Kmart Group managing director Ian Bailey said today that the group anticipated deriving “significant benefit” from the storewide robot rollout.

He said the robots had been trialled in Kmart’s research and development operations in the United States - which occur under its ‘Anko’ brand.

“This technology was one of the benefits of the research and development project run out of Seattle,” Bailey said.

“It has now been tuned to Kmart stores and is about to be rolled out across the fleet over the next 15 months. 

“The result is a quantum improvement in inventory accuracy for apparel from 60 percent accuracy at an SKU level today to 95 percent, and the 95 percent is by location within the store.

“This is the first of our digital store improvements which will always be focused on improved customer experience and lower operating costs.”

Bailey said that each Kmart store will get a single TORY robot “which docks at the back of the store.”

“TORY can navigate the store when customers are there, and we did this in Seattle, however we do see operating TORY when the store is quiet as our preferred approach,” he said.

“Overnight, TORY self-navigates around a store and triangulates the exact location of each RFID chip in X, Y and Z dimensions. 

“Unlike barcodes, RFID is specific to an item and each chip is unique. This gives us the ability to know on which fixture an item is, and even know where it’s in a place it should not be. Sometimes products are picked up in one place and put down in another, equally some products will be in the back-of-house or near the changerooms. 

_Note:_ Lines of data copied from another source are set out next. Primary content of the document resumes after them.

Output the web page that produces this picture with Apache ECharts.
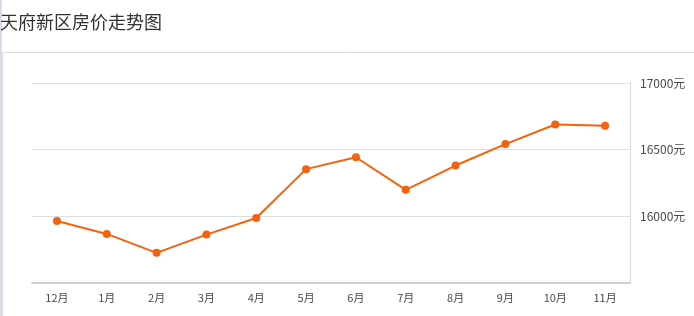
<!DOCTYPE html>
<html><head><meta charset="utf-8">
<script src="https://cdn.jsdelivr.net/npm/echarts@6/dist/echarts.min.js"></script>
<style>html,body{margin:0;padding:0;background:#fff}#c{width:694px;height:316px}</style>
</head><body><div id="c"></div>
<script>
const titleText = '天府新区房价走势图';
const categories = ['12月','1月','2月','3月','4月','5月','6月','7月','8月','9月','10月','11月'];
const prices = [15965, 15868, 15726, 15863, 15987, 16354, 16443, 16199, 16381, 16542, 16689, 16679];
const yMin = 15500, yMax = 17000, yStep = 500;

const chart = echarts.init(document.getElementById('c'), null, {renderer: 'canvas'});
chart.setOption({
  animation: false,
  backgroundColor: '#fff',
  title: {
    text: titleText, left: 0, top: 13, padding: 0,
    textStyle: {fontFamily: '"Noto Sans CJK SC", sans-serif', fontSize: 18, fontWeight: 'normal', color: '#333'}
  },
  graphic: [
    {type: 'rect', left: 0, top: 0, shape: {width: 2, height: 316}, style: {fill: '#d2deec'}, silent: true},
    {type: 'line', shape: {x1: 2.5, y1: 316, x2: 2.5, y2: 52.5}, style: {stroke: '#dcdcdc', lineWidth: 1}, silent: true},
    {type: 'line', shape: {x1: 2.5, y1: 52.5, x2: 694, y2: 52.5}, style: {stroke: '#dcdcdc', lineWidth: 1}, silent: true}
  ],
  grid: {left: 32, right: 64, top: 83, bottom: 33},
  xAxis: {
    type: 'category', data: categories, boundaryGap: true,
    axisLine: {lineStyle: {color: '#d0d0d0', width: 2}},
    axisTick: {alignWithLabel: true, length: 4, lineStyle: {color: '#d8d8d8'}},
    axisLabel: {color: '#4a4a4a', fontSize: 11, margin: 9, fontFamily: '"Noto Sans CJK SC", sans-serif'},
    splitLine: {show: false}
  },
  yAxis: {
    type: 'value', position: 'right', min: yMin, max: yMax, interval: yStep,
    axisLine: {show: true, lineStyle: {color: '#d8d8d8', width: 1}},
    axisTick: {show: false},
    axisLabel: {formatter: function (v) { return v + '元'; }, color: '#4a4a4a', fontSize: 12, margin: 10, showMinLabel: false,
      fontFamily: '"Noto Sans CJK SC", sans-serif'},
    splitLine: {show: true, lineStyle: {color: '#dedede'}}
  },
  series: [{
    type: 'line', data: prices,
    symbol: 'circle', symbolSize: 8,
    lineStyle: {color: '#f4620e', width: 2},
    itemStyle: {color: '#f4620e'}
  }]
});
</script></body></html>
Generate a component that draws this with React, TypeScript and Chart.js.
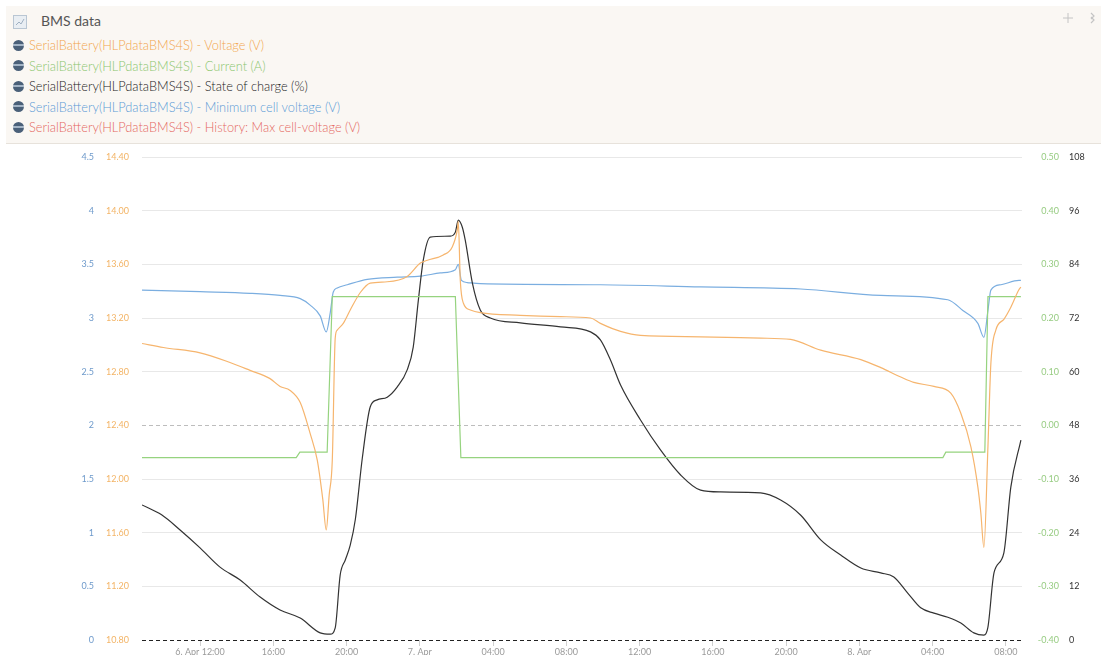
import React, { useEffect, useRef } from "react";
import { Chart, registerables } from "chart.js";
Chart.register(...registerables);

const seriesNames = [
  "SerialBattery(HLPdataBMS4S) - Voltage (V)",
  "SerialBattery(HLPdataBMS4S) - Current (A)",
  "SerialBattery(HLPdataBMS4S) - State of charge (%)",
  "SerialBattery(HLPdataBMS4S) - Minimum cell voltage (V)",
  "SerialBattery(HLPdataBMS4S) - History: Max cell-voltage (V)",
];
const lineColors = ["#f6b56e", "#96d37f", "#333333", "#7baee0", "#e8706a"];
const legendTextColors = ["#f2a54c", "#8ac66e", "#222222", "#5b9bd6", "#e5675f"];

// time in hours since 6 Apr 00:00
const voltageTimes = [8.83, 10.0, 12.0, 13.6, 14.73, 15.8, 16.37, 16.92, 17.47, 18.01, 18.4, 18.7, 18.89, 19.05, 19.22, 19.38, 19.49, 19.82, 20.2, 20.75, 21.29, 22.22, 23.31, 24.03, 24.41, 25.28, 25.77, 26.05, 26.1, 26.21, 26.38, 26.76, 27.3, 29.49, 31.68, 33.32, 33.86, 34.96, 36.05, 39.33, 42.61, 44.25, 45.89, 48.08, 49.17, 50.26, 50.97, 52.07, 52.99, 53.54, 54.09, 54.47, 54.63, 54.8, 55.02, 55.18, 55.45, 55.89, 56.27, 56.71, 56.82];
const voltageValues = [13.01, 12.98, 12.94, 12.87, 12.81, 12.75, 12.69, 12.66, 12.57, 12.34, 12.14, 11.85, 11.62, 11.88, 12.14, 13.05, 13.11, 13.16, 13.26, 13.39, 13.46, 13.47, 13.51, 13.61, 13.63, 13.67, 13.73, 13.86, 13.92, 13.48, 13.31, 13.26, 13.24, 13.22, 13.21, 13.2, 13.16, 13.1, 13.07, 13.06, 13.05, 13.04, 12.96, 12.89, 12.83, 12.76, 12.72, 12.69, 12.64, 12.49, 12.24, 11.94, 11.75, 11.49, 12.24, 12.86, 13.11, 13.19, 13.28, 13.41, 13.43];

const currentTimes = [8.83, 17.25, 17.45, 18.94, 19.22, 25.94, 26.24, 52.56, 52.72, 54.85, 55.02, 56.82];
const currentValues = [-0.06, -0.06, -0.05, -0.05, 0.24, 0.24, -0.06, -0.06, -0.05, -0.05, 0.24, 0.24];

const socTimes = [8.83, 9.9, 10.91, 12.0, 13.09, 14.19, 15.28, 16.37, 17.47, 18.56, 19.11, 19.38, 19.65, 19.93, 20.2, 20.48, 20.86, 21.29, 21.67, 22.22, 22.77, 23.31, 23.64, 23.92, 24.19, 24.57, 25.66, 25.94, 26.1, 26.32, 26.48, 26.87, 27.3, 27.85, 29.49, 31.68, 33.32, 33.86, 34.41, 34.96, 36.05, 37.14, 38.24, 39.33, 40.42, 42.61, 43.7, 44.8, 45.89, 46.98, 48.08, 49.17, 49.88, 50.64, 51.35, 52.07, 52.83, 53.54, 54.25, 54.8, 55.02, 55.35, 55.89, 56.27, 56.82];
const socValues = [30.2, 28.0, 24.6, 20.6, 16.3, 13.4, 9.6, 6.7, 4.9, 1.6, 1.3, 2.7, 14.5, 17.9, 21.2, 27.0, 40.7, 52.1, 53.7, 54.3, 56.6, 60.4, 65.5, 76.0, 85.0, 90.1, 90.3, 91.2, 93.9, 92.3, 89.4, 79.8, 73.8, 72.0, 70.9, 70.0, 68.9, 67.1, 62.6, 57.0, 49.2, 42.5, 36.9, 33.5, 33.1, 32.9, 31.3, 27.9, 22.4, 19.0, 16.1, 15.0, 14.1, 10.5, 7.2, 6.0, 5.1, 3.8, 1.6, 1.1, 2.9, 15.0, 19.5, 34.2, 44.7];

const minCellTimes = [8.83, 12.0, 14.73, 16.37, 17.47, 18.01, 18.56, 18.89, 19.11, 19.27, 19.49, 20.04, 21.13, 22.77, 24.03, 25.12, 25.94, 26.1, 26.27, 26.59, 27.3, 33.86, 39.33, 44.8, 49.17, 52.83, 53.65, 54.47, 54.8, 55.02, 55.18, 55.73, 56.71, 56.82];
const minCellValues = [3.26, 3.245, 3.23, 3.21, 3.18, 3.12, 3.02, 2.87, 3.05, 3.24, 3.28, 3.31, 3.36, 3.38, 3.39, 3.42, 3.45, 3.5, 3.35, 3.33, 3.32, 3.31, 3.29, 3.27, 3.21, 3.17, 3.07, 2.95, 2.82, 3.07, 3.26, 3.31, 3.35, 3.35];

const maxCellHistoryTimes: number[] = [];
const maxCellHistoryValues: number[] = [];

const xTickHours = [12, 16, 20, 24, 28, 32, 36, 40, 44, 48, 52, 56];
const xTickLabels = ["6. Apr 12:00", "16:00", "20:00", "7. Apr", "04:00", "08:00", "12:00", "16:00", "20:00", "8. Apr", "04:00", "08:00"];
const xMin = 8.83;
const xMax = 56.88;

const cellTicks = [0, 0.5, 1, 1.5, 2, 2.5, 3, 3.5, 4, 4.5];
const voltageTicks = [10.8, 11.2, 11.6, 12.0, 12.4, 12.8, 13.2, 13.6, 14.0, 14.4];
const currentTicks = [-0.4, -0.3, -0.2, -0.1, 0, 0.1, 0.2, 0.3, 0.4, 0.5];
const socTicks = [0, 12, 24, 36, 48, 60, 72, 84, 96, 108];

const FONT = "Lato, 'Open Sans', sans-serif";

function pts(t: number[], v: number[]) {
  return t.map((x, i) => ({ x, y: v[i] }));
}

function setTicks(list: number[]) {
  return (scale: any) => {
    scale.ticks = list.map((value) => ({ value }));
  };
}

function fitWidth(w: number) {
  return (s: any) => {
    s.width = w;
    s.paddingTop = 0;
    s.paddingBottom = 0;
  };
}

function Globe() {
  return (
    <div
      style={{
        width: 11,
        height: 11,
        flex: "0 0 11px",
        borderRadius: "50%",
        background:
          "linear-gradient(to bottom, #4a6079 0%, #4a6079 40%, #a3b4c6 40%, #a3b4c6 58%, #4a6079 58%, #4a6079 100%)",
      }}
    />
  );
}

export default function App() {
  const canvasRef = useRef<HTMLCanvasElement | null>(null);

  useEffect(() => {
    document.body.style.margin = "0";
    const canvas = canvasRef.current;
    if (!canvas) return;
    const tickFont = { family: FONT, size: 9 };
    const chart = new Chart(canvas, {
      type: "line",
      data: {
        datasets: [
          {
            label: seriesNames[0],
            data: pts(voltageTimes, voltageValues),
            borderColor: lineColors[0],
            yAxisID: "yV",
            cubicInterpolationMode: "monotone",
          },
          {
            label: seriesNames[1],
            data: pts(currentTimes, currentValues),
            borderColor: lineColors[1],
            yAxisID: "yC",
            tension: 0,
          },
          {
            label: seriesNames[2],
            data: pts(socTimes, socValues),
            borderColor: lineColors[2],
            yAxisID: "yS",
            cubicInterpolationMode: "monotone",
          },
          {
            label: seriesNames[3],
            data: pts(minCellTimes, minCellValues),
            borderColor: lineColors[3],
            yAxisID: "y",
            cubicInterpolationMode: "monotone",
          },
          {
            label: seriesNames[4],
            data: pts(maxCellHistoryTimes, maxCellHistoryValues),
            borderColor: lineColors[4],
            yAxisID: "y",
          },
        ],
      },
      options: {
        animation: false,
        responsive: false,
        maintainAspectRatio: false,
        elements: {
          point: { radius: 0, hoverRadius: 0 },
          line: { borderWidth: 1.2, fill: false },
        },
        layout: { padding: { top: 12, left: 0, right: 0, bottom: 0 } },
        plugins: {
          legend: { display: false },
          tooltip: { enabled: false },
          title: { display: false },
        },
        scales: {
          x: {
            type: "linear",
            min: xMin,
            max: xMax,
            afterBuildTicks: setTicks(xTickHours),
            afterFit: (s: any) => {
              s.height = 30;
            },
            grid: {
              drawOnChartArea: false,
              drawTicks: true,
              tickLength: 6,
              tickColor: "#d0d0d0",
            },
            border: { display: false },
            ticks: {
              autoSkip: false,
              maxRotation: 0,
              padding: 1,
              color: "#9a9a9a",
              font: tickFont,
              callback: (v: any) => xTickLabels[xTickHours.indexOf(Number(v))] ?? "",
            },
          },
          y: {
            type: "linear",
            position: "left",
            weight: 1,
            min: 0,
            max: 4.5,
            afterBuildTicks: setTicks(cellTicks),
            afterFit: fitWidth(100),
            grid: {
              drawTicks: false,
              color: (ctx: any) =>
                ctx.tick && Math.abs(ctx.tick.value) < 1e-9
                  ? "#222222"
                  : ctx.tick && Math.abs(ctx.tick.value - 2) < 1e-9
                  ? "#bdbdbd"
                  : "#e8e8e8",
              lineWidth: 1,
            },
            border: {
              display: false,
              dash: (ctx: any) =>
                ctx.tick && (Math.abs(ctx.tick.value) < 1e-9 || Math.abs(ctx.tick.value - 2) < 1e-9)
                  ? [4, 3]
                  : [],
            },
            ticks: {
              padding: 6,
              color: "#6e9acb",
              font: tickFont,
              callback: (v: any) => String(Number(Number(v).toFixed(1))),
            },
          },
          yV: {
            type: "linear",
            position: "left",
            weight: 0,
            min: 10.8,
            max: 14.4,
            afterBuildTicks: setTicks(voltageTicks),
            afterFit: fitWidth(42),
            grid: { drawOnChartArea: false, drawTicks: false },
            border: { display: false },
            ticks: {
              padding: 13,
              color: "#f3b466",
              font: tickFont,
              callback: (v: any) => Number(v).toFixed(2),
            },
          },
          yC: {
            type: "linear",
            position: "right",
            weight: 0,
            min: -0.4,
            max: 0.5,
            afterBuildTicks: setTicks(currentTicks),
            afterFit: fitWidth(37),
            grid: { drawOnChartArea: false, drawTicks: false },
            border: { display: false },
            ticks: {
              padding: 9,
              crossAlign: "far",
              color: "#97cc82",
              font: tickFont,
              callback: (v: any) => Number(v).toFixed(2),
            },
          },
          yS: {
            type: "linear",
            position: "right",
            weight: 1,
            min: 0,
            max: 108,
            afterBuildTicks: setTicks(socTicks),
            afterFit: fitWidth(42),
            grid: { drawOnChartArea: false, drawTicks: false },
            border: { display: false },
            ticks: {
              padding: 10,
              color: "#333333",
              font: tickFont,
              callback: (v: any) => String(Math.round(Number(v))),
            },
          },
        },
      } as any,
    });
    return () => {
      chart.destroy();
    };
  }, []);

  const rowCenters = [45, 65.5, 86, 106.5, 127];

  return (
    <div
      style={{
        position: "relative",
        width: 1101,
        height: 655,
        overflow: "hidden",
        background: "#ffffff",
        fontFamily: FONT,
      }}
    >
      <div
        style={{
          position: "absolute",
          left: 6,
          top: 6,
          width: 1110,
          height: 137,
          background: "#faf7f3",
          borderBottom: "1px solid #e7e2db",
        }}
      />
      <div
        style={{
          position: "absolute",
          left: 13,
          top: 15,
          width: 12,
          height: 12,
          border: "1px solid #b9c6d3",
          background: "#e9eef3",
        }}
      >
        <svg width="12" height="12" style={{ display: "block" }}>
          <polyline points="2,9 5,6 7,8 10,3" fill="none" stroke="#9fb0c2" strokeWidth="1" />
        </svg>
      </div>
      <div
        style={{
          position: "absolute",
          left: 41,
          top: 12,
          fontSize: 14,
          lineHeight: "18px",
          color: "#555555",
          whiteSpace: "nowrap",
        }}
      >
        BMS data
      </div>
      <svg width="14" height="14" style={{ position: "absolute", left: 1061, top: 11 }}>
        <g stroke="#c4c4c4" strokeWidth="1" fill="none">
          <line x1="7" y1="2" x2="7" y2="12" />
          <line x1="2" y1="7" x2="12" y2="7" />
        </g>
      </svg>
      <svg width="10" height="14" style={{ position: "absolute", left: 1089, top: 11 }}>
        <g stroke="#c4c4c4" strokeWidth="1.2" fill="none">
          <polyline points="2,2 5,5 2,8" />
          <polyline points="2,6 5,9 2,12" />
        </g>
      </svg>
      {seriesNames.map((name, i) => (
        <div
          key={name}
          style={{
            position: "absolute",
            left: 13,
            top: rowCenters[i] - 9,
            height: 18,
            display: "flex",
            alignItems: "center",
            whiteSpace: "nowrap",
          }}
        >
          <Globe />
          <span style={{ marginLeft: 5, fontSize: 12.8, fontWeight: 300, color: legendTextColors[i] }}>{name}</span>
        </div>
      ))}
      <canvas
        ref={canvasRef}
        width={1101}
        height={525}
        style={{ position: "absolute", left: 0, top: 145, width: 1101, height: 525 }}
      />
    </div>
  );
}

“With this technology we can find them each day.”

Bailey said the retailer would initially use TORY to keep track of apparel and ‘soft home’ inventory, though may extend to other category types if it believed it could achieve “adequately strong results”. 

For apparel and soft home, Bailey said the robot would help improve the recovery of a store following a trading day, “which then leads to better on-show availability for our customers”. 

He said the robot would also improve inventory data quality which would aid product replenishment.

TORY is also expected to have a positive impact on Kmart’s ability to pick and fulfil online orders, which is performed in the store closest to where the online customer is located.

“[TORY will enable] faster online picking by being able to find the products more quickly,” Bailey said.

By the same token, it would also help staff provide “better customer service to help customers locate the products which they’re looking for.”

Bailey said that Kmart is continuing to make improvements to its e-commerce operations, with substantial work occurring over the past 12 months.

The company said at the end of last year it would re-platform its e-commerce operations, and Bailey indicating this work is progressing.

“A new online platform is being implemented which will provide a more stable and scalable online environment and avoid the issues we have had with the website in previous peak periods of demand,” he said.

“The online platform is already underway and will be progressively implemented during this financial year and next.”

Bailey also said that Kmart is turning to “new technology and data science” to add flexibility to its supply chain, while maintaining the advantages of the existing “low cost, high volume flow model [that] has served Kmart well for many years”.